Composer of the Week: Ludwig van Beethoven
Ludwig van Beethoven (pronounced “Lood-vig fawn bay-toe-ven”) was born in Bonn, Germany in 1770. Beethoven’s father was a professional singer and music instructor, though he never made more than a passable living. His mother was Chef for a wealthy family. His parents had seven children, though only Ludwig and two others survived. Beethoven’s father was his first music teacher, though he also took lessons from other local composers and teachers.
Beethoven wished to study with Wolfgang Mozart, though it’s not clear the two ever actually met. He did meet Franz Joseph Haydn in London, eventually studying under him in Vienna, Austria. It was in Vienna that Beethoven started to reach his potential as a composer. By 1800, he was publishing his first symphonies. It was also around this time that Beethoven started to lose his hearing. By 1814, he was almost completely deaf. Despite this, he wrote 9 symphonies, countless string quartets and piano sonatas, an opera, and more. In fact, he is the most important composer of the time period (the transition between the Classical and Romantic music periods).

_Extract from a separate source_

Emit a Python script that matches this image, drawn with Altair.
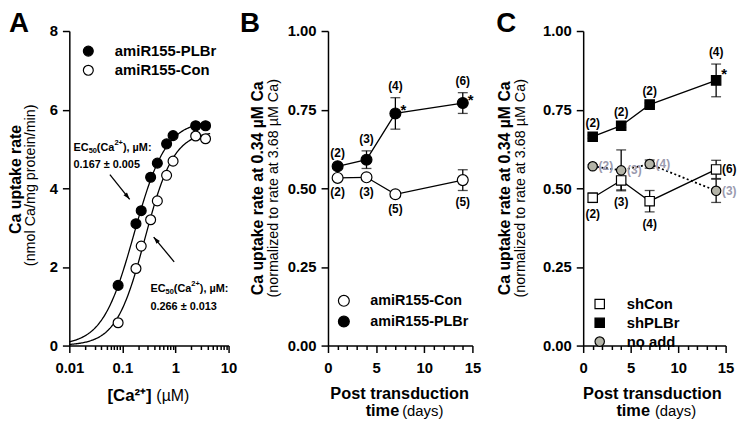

Beethoven was depressed not just by his hearing, but by his physical and emotional health. He had fallen in love with a woman named Josephine Brunsvik. Even though she felt the same way, she was of a higher class than Beethoven, and the two did not marry. Beethoven also had become sick several times in the early 1800’s. Overall, these problems made him an unhappy man, especially during the last ten years of his life. The cause of Beethoven’s death in 1827 is not clear, though there has been evidence found indicating he may have been an alcoholic, or may have had some sort of infection. Over 20,000 people attended his funeral in Vienna.